Das wird in aller Öffentlichkeit geplant. Es wird auf eine Art geheim gehalten, weil die Medien nicht darüber berichten. Die Informationen sind aber öffentlich zugängliche.

Lateinamerika ist dabei besonders im Fokus, weil es sich unabhängig macht. Dort findet man auch das vielleicht beste Beispiel für Demokratie in der Welt: Bolivien. Es ist das ärmste Land in Südamerika. Die indigene Bevölkerung, lange Zeit sehr stark unterdrückt, hat dort die politische Arena betreten.
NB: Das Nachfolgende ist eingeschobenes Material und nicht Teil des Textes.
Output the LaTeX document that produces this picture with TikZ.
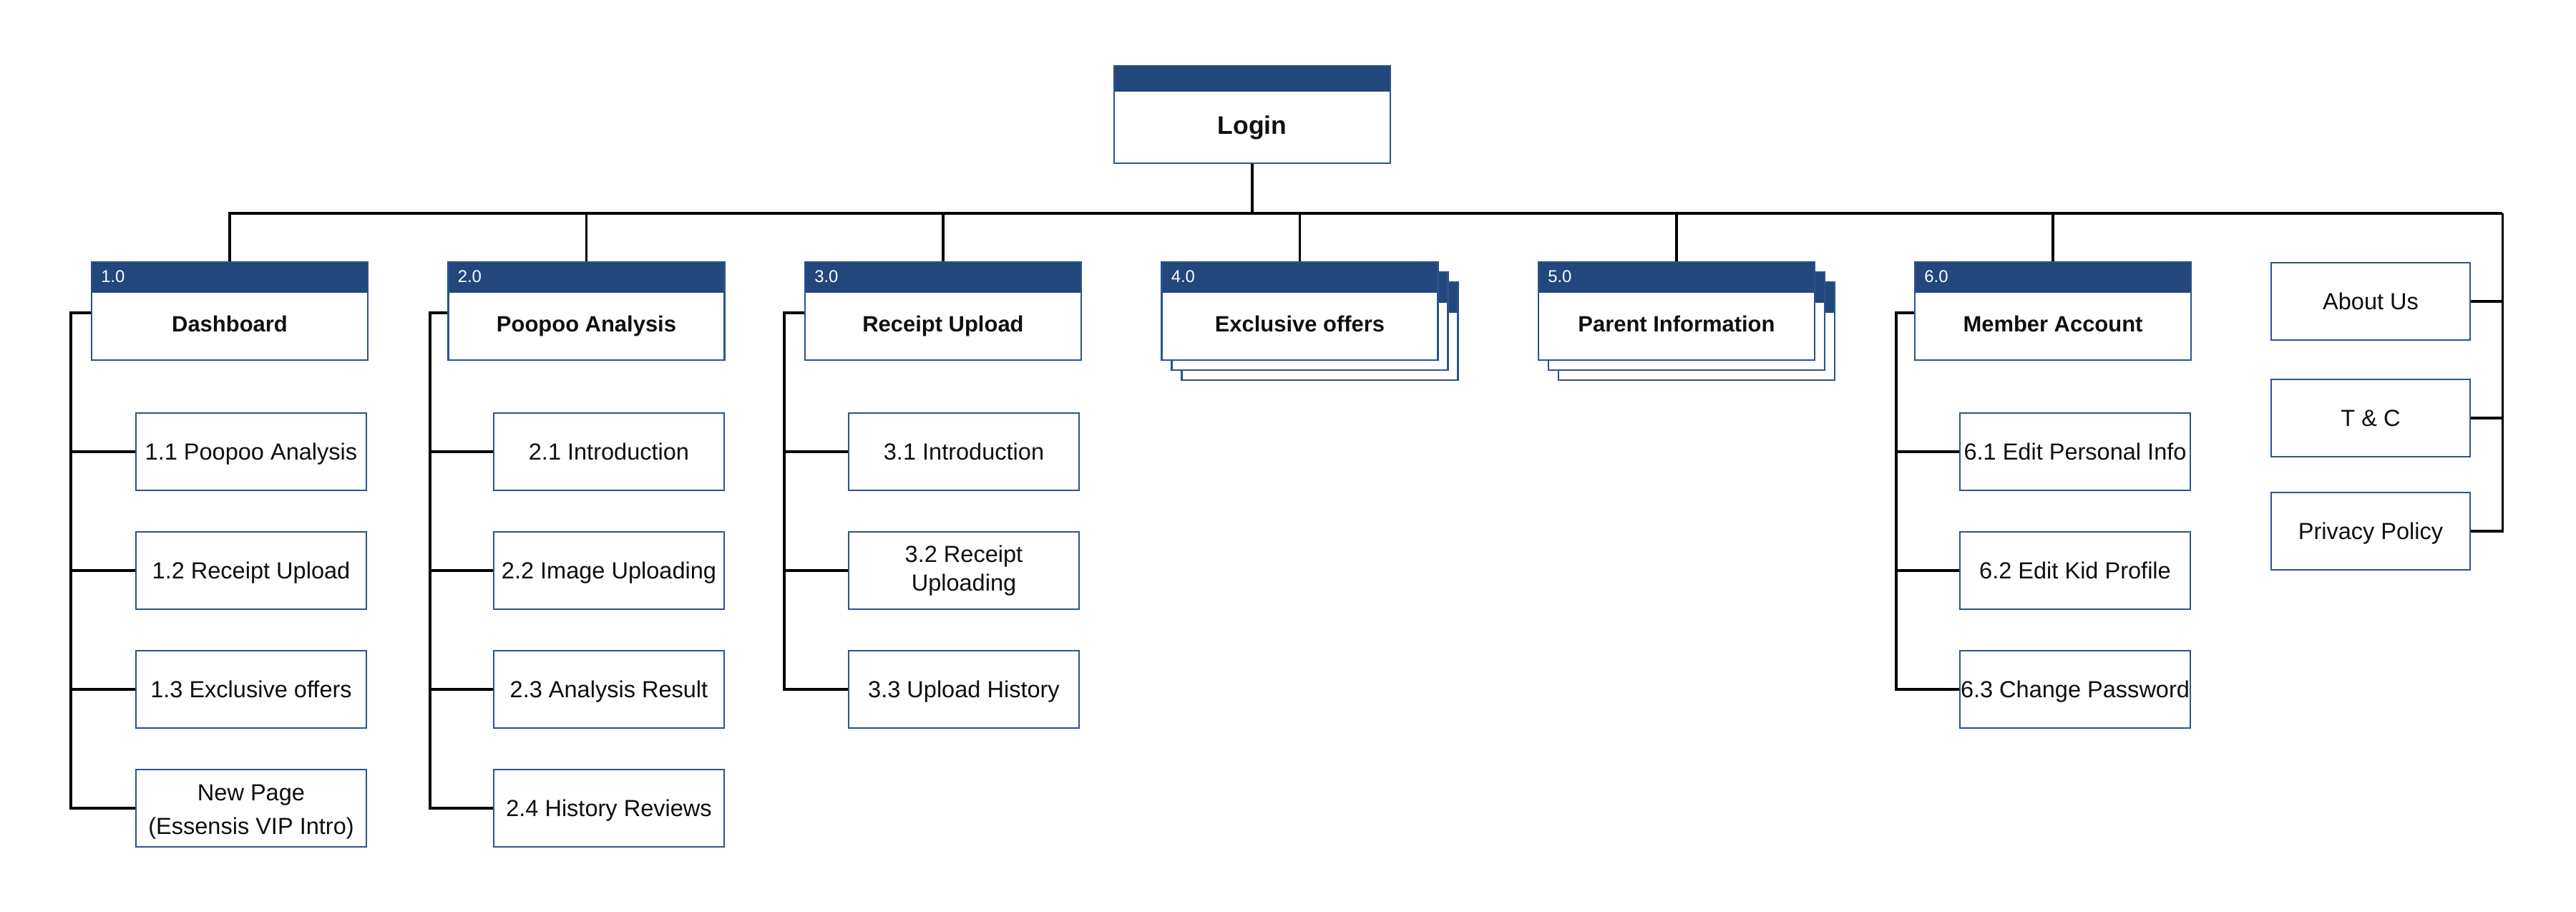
\documentclass[tikz,border=0pt]{standalone}
\usepackage{fontspec}
\setmainfont{Liberation Sans}
\usetikzlibrary{calc}
\definecolor{hdr}{RGB}{34,71,124}
\definecolor{bdr}{RGB}{45,83,140}
\definecolor{ink}{RGB}{15,15,15}
\begin{document}
\begin{tikzpicture}[x=0.01cm,y=-0.01cm,
  conn/.style={line width=0.88pt, draw=black},
  hbox/.style={draw=bdr, line width=0.75pt, fill=white, inner sep=0pt,
    minimum width=3.86cm, minimum height=1.37cm,
    path picture={\fill[hdr] (path picture bounding box.north west) rectangle ([yshift=-12.23pt]path picture bounding box.north east);}},
  lbox/.style={draw=bdr, line width=0.75pt, fill=white, inner sep=0pt,
    minimum width=3.86cm, minimum height=1.36cm,
    path picture={\fill[hdr] (path picture bounding box.north west) rectangle ([yshift=-10.24pt]path picture bounding box.north east);}},
  cbase/.style={draw=bdr, line width=0.75pt, fill=white, inner sep=0pt,
    minimum width=3.22cm, minimum height=1.08cm, align=center, text=ink,
    font=\fontsize{9.25pt}{12pt}\selectfont},
  cbox/.style={cbase, text height=6.6pt, text depth=0pt},
  rbox/.style={cbox, minimum width=2.78cm},
  htxt/.style={inner sep=0pt, anchor=base, text=ink, font=\fontsize{8.8pt}{11pt}\selectfont\bfseries},
  hlab/.style={inner sep=0pt, anchor=west, text=white, font=\fontsize{6.8pt}{8pt}\selectfont},
]
\useasboundingbox (0,0) rectangle (3600,1274);

% Login
\node[lbox] (login) at (1750,160) {};
\node[inner sep=0pt, anchor=base, text=ink, font=\fontsize{10.1pt}{12pt}\selectfont\bfseries] (logintxt) at (1750,188) {Login};

% bus
\coordinate (busL) at (321,298);
\coordinate (busR) at (3497,298);

% section boxes
\node[hbox] (d1) at (321,434.5) {};
\node[hbox] (d2) at (819.5,434.5) {};
\node[hbox] (d3) at (1318,434.5) {};
\node[hbox] (d4c) at (1844.5,462.5) {};
\node[hbox] (d4b) at (1830.5,448.5) {};
\node[hbox] (d4) at (1816.5,434.5) {};
\node[hbox] (d5c) at (2371,462.5) {};
\node[hbox] (d5b) at (2357,448.5) {};
\node[hbox] (d5) at (2343,434.5) {};
\node[hbox] (d6) at (2869,434.5) {};

\foreach \n/\num/\txt in {d1/1.0/Dashboard, d2/2.0/Poopoo Analysis, d3/3.0/Receipt Upload, d4/4.0/Exclusive offers, d5/5.0/Parent Information, d6/6.0/Member Account}{
  \node[hlab] (\n lab) at ($(\n.north west)+(14,21.5)$) {\num};
  \node[htxt] (\n txt) at ($(\n.center)+(0,29.5)$) {\txt};
}

% connectors from login to sections
\draw[conn] (login.south) -- (login.south |- busL);
\draw[conn] (d1.north) |- (busR);
\foreach \n in {d2,d3,d4,d5,d6}{
  \draw[conn] (\n.north) -- (\n.north |- busL);
}

% column 1
\node[cbox] (c11) at (351,631) {1.1 Poopoo Analysis};
\node[cbox] (c12) at (351,797) {1.2 Receipt Upload};
\node[cbox] (c13) at (351,963) {1.3 Exclusive offers};
\node[cbase, font=\fontsize{9.25pt}{13.2pt}\selectfont] (c14) at (351,1129) {\rule{0pt}{9.4pt}New Page\\(Essensis VIP Intro)};
\coordinate (sp1) at (99,437);
\draw[conn] (d1.west |- sp1) -- (sp1) |- (c14.west);
\foreach \n in {c11,c12,c13}{ \draw[conn] (\n.west) -- (\n.west -| sp1); }

% column 2
\node[cbox] (c21) at (851,631) {2.1 Introduction};
\node[cbox] (c22) at (851,797) {2.2 Image Uploading};
\node[cbox] (c23) at (851,963) {2.3 Analysis Result};
\node[cbox] (c24) at (851,1129) {2.4 History Reviews};
\coordinate (sp2) at (601,437);
\draw[conn] (d2.west |- sp2) -- (sp2) |- (c24.west);
\foreach \n in {c21,c22,c23}{ \draw[conn] (\n.west) -- (\n.west -| sp2); }

% column 3
\node[cbox] (c31) at (1347,631) {3.1 Introduction};
\node[cbase, font=\fontsize{9.25pt}{11.4pt}\selectfont] (c32) at (1347,797) {3.2 Receipt\\Uploading};
\node[cbox] (c33) at (1347,963) {3.3 Upload History};
\coordinate (sp3) at (1096,437);
\draw[conn] (d3.west |- sp3) -- (sp3) |- (c33.west);
\foreach \n in {c31,c32}{ \draw[conn] (\n.west) -- (\n.west -| sp3); }

% column 6
\node[cbox] (c61) at (2900,631) {6.1 Edit Personal Info};
\node[cbox] (c62) at (2900,797) {6.2 Edit Kid Profile};
\node[cbox] (c63) at (2900,963) {6.3 Change Password};
\coordinate (sp6) at (2650,437);
\draw[conn] (d6.west |- sp6) -- (sp6) |- (c63.west);
\foreach \n in {c61,c62}{ \draw[conn] (\n.west) -- (\n.west -| sp6); }

% right column
\node[rbox] (about) at (3313,421) {About Us};
\node[rbox] (tc) at (3313,584) {T \& C};
\node[rbox] (priv) at (3313,742) {Privacy Policy};
\draw[conn] (busR) |- (priv.east);
\draw[conn] (about.east) -- (about.east -| busR);
\draw[conn] (tc.east) -- (tc.east -| busR);
\end{tikzpicture}
\end{document}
Sie wählten jemanden aus ihrer Mitte.

Die Politik des Präsidenten Evo Morales wird von den Bedürfnissen und Interessen der Menschen bestimmt, nicht umgekehrt. Die Wahl Morales war dabei nur ein kurzer Ausschnitt in einem langen Kampf um drängende Probleme und politische Fragen: die Kontrolle von Resourcen, Probleme der Gerechtigkeit und so weiter. Ich kenne kein westliches Land, das sich in Sachen Demokratie mit Bolivien vergleichen ließe.

Die USA mögen das natürlich nicht. Es gibt es in Lateinamerika jetzt eine Sezessionsbewegung von der alten europäisierten Elite, mit Unterstützung der USA. Aber die südamerikanischen Länder stehen an der Seite Boliviens.

Einige Bauern wurden in einer Gegend in Bolivien getötet, die traditionell von den Eliten kontrolliert wird. Es fand daraufhin ein Treffen der neuen Vereinigung von südamerikanischen Nationen statt. Diese Vereinigung unterstützte Morales, verurteilte die Gewalt der Sezessionsbewegung.

Morales wies darauf hin, dass Südamerika zum ersten Mal seit vielen Jahrhunderten unabhängig von der Kontrolle westlicher Mächte, insbesondere der USA handele. Aufgrund diese Unabhängigkeitsbestrebungen entwickeln die USA weitere Militärprogramme, um das zu stoppen.